**Given exercise**
Pictures are not part of the copy. Retype the lines from the first one through the line that contains "4.35, 4.8, 5.25, 6.05, 6.8, 7.6]".

---*---

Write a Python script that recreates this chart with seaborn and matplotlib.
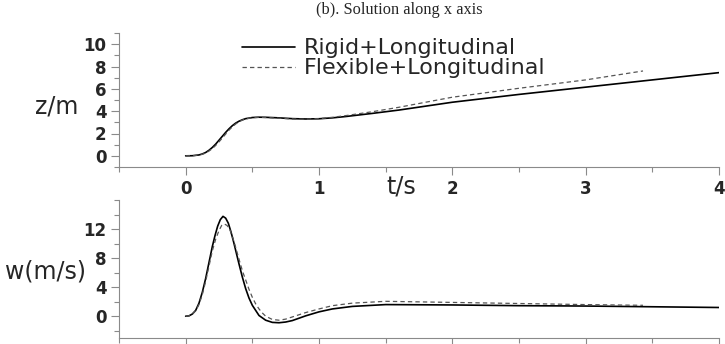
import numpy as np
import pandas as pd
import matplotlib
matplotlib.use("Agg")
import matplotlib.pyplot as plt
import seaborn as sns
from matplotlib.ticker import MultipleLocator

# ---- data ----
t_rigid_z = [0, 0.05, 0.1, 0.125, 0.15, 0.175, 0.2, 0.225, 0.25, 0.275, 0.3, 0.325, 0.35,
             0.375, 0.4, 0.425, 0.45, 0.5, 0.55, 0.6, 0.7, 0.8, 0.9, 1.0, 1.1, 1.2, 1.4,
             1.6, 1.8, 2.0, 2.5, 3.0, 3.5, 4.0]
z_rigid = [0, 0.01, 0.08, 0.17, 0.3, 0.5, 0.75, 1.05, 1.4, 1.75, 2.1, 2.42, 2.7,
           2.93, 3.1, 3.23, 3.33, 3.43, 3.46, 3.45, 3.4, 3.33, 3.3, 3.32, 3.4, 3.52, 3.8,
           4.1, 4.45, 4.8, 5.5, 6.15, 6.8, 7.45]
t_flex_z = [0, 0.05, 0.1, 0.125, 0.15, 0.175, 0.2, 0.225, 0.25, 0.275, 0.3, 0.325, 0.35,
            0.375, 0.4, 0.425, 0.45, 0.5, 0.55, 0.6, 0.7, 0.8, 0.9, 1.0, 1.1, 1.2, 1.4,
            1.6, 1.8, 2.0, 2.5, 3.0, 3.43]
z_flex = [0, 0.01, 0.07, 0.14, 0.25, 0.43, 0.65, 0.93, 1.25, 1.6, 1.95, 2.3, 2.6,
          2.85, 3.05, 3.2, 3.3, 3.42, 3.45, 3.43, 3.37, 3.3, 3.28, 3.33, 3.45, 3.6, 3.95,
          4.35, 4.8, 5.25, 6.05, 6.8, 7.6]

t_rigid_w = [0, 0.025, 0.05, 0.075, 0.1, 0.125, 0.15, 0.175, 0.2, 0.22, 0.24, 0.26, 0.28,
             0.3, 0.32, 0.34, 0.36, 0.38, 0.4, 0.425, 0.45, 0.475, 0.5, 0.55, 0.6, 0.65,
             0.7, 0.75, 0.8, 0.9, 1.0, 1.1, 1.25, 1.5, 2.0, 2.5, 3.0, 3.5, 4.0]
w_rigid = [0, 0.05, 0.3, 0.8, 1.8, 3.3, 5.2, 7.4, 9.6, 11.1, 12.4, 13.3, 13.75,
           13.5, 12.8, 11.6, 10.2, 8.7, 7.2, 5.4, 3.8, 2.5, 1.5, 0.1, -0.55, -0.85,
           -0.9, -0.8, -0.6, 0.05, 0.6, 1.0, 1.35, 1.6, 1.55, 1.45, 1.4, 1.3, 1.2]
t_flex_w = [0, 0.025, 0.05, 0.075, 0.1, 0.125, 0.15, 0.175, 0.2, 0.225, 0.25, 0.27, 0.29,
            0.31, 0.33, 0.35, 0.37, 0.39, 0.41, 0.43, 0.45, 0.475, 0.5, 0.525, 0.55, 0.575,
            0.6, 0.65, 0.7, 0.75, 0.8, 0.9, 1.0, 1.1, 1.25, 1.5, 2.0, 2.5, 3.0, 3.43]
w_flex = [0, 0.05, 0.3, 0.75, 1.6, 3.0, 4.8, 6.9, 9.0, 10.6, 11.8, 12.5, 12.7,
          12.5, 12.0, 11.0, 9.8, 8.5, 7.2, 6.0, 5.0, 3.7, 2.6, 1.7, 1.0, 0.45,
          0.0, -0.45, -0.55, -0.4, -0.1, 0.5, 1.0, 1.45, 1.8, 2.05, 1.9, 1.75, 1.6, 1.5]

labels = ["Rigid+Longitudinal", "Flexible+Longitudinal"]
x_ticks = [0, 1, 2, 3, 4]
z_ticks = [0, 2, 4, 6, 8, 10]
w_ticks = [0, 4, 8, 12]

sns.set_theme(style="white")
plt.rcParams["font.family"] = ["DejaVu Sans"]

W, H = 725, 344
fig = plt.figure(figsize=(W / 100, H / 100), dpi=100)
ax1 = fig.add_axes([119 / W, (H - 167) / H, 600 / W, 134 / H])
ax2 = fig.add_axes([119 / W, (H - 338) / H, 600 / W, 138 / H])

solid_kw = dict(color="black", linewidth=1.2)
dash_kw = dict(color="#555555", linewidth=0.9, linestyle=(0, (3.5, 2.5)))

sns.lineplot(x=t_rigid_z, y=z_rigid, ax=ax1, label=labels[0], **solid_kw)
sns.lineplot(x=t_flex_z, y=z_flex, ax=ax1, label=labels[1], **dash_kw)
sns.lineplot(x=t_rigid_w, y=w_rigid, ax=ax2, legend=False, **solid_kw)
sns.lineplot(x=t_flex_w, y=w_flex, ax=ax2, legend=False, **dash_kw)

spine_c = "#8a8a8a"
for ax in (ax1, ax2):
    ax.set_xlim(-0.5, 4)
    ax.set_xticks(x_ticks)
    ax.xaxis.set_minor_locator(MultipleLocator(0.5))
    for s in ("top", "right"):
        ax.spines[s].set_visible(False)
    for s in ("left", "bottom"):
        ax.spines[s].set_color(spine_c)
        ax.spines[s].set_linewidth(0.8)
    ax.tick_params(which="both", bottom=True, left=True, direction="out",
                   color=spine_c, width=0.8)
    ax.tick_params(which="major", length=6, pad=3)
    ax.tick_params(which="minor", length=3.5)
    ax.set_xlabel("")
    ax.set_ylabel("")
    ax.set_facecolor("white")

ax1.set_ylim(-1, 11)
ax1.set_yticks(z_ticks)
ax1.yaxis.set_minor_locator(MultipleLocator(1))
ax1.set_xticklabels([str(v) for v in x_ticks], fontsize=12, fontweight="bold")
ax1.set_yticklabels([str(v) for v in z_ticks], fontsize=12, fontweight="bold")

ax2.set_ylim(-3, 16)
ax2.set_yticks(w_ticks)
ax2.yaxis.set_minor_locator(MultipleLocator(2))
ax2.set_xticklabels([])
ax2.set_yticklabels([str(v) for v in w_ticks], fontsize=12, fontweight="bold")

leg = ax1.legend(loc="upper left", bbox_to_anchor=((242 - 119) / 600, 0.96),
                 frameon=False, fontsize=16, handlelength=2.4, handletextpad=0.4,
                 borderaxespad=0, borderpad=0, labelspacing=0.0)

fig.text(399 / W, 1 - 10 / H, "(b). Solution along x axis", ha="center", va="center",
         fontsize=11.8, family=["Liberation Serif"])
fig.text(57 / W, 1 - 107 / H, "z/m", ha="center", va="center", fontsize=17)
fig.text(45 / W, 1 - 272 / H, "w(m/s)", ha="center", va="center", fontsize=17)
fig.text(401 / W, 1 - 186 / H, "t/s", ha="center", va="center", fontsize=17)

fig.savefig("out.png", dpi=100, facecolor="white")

---*---

**Task output**
Write a Python script that recreates this chart with seaborn and matplotlib.
import numpy as np
import pandas as pd
import matplotlib
matplotlib.use("Agg")
import matplotlib.pyplot as plt
import seaborn as sns
from matplotlib.ticker import MultipleLocator

# ---- data ----
t_rigid_z = [0, 0.05, 0.1, 0.125, 0.15, 0.175, 0.2, 0.225, 0.25, 0.275, 0.3, 0.325, 0.35,
             0.375, 0.4, 0.425, 0.45, 0.5, 0.55, 0.6, 0.7, 0.8, 0.9, 1.0, 1.1, 1.2, 1.4,
             1.6, 1.8, 2.0, 2.5, 3.0, 3.5, 4.0]
z_rigid = [0, 0.01, 0.08, 0.17, 0.3, 0.5, 0.75, 1.05, 1.4, 1.75, 2.1, 2.42, 2.7,
           2.93, 3.1, 3.23, 3.33, 3.43, 3.46, 3.45, 3.4, 3.33, 3.3, 3.32, 3.4, 3.52, 3.8,
           4.1, 4.45, 4.8, 5.5, 6.15, 6.8, 7.45]
t_flex_z = [0, 0.05, 0.1, 0.125, 0.15, 0.175, 0.2, 0.225, 0.25, 0.275, 0.3, 0.325, 0.35,
            0.375, 0.4, 0.425, 0.45, 0.5, 0.55, 0.6, 0.7, 0.8, 0.9, 1.0, 1.1, 1.2, 1.4,
            1.6, 1.8, 2.0, 2.5, 3.0, 3.43]
z_flex = [0, 0.01, 0.07, 0.14, 0.25, 0.43, 0.65, 0.93, 1.25, 1.6, 1.95, 2.3, 2.6,
          2.85, 3.05, 3.2, 3.3, 3.42, 3.45, 3.43, 3.37, 3.3, 3.28, 3.33, 3.45, 3.6, 3.95,
          4.35, 4.8, 5.25, 6.05, 6.8, 7.6]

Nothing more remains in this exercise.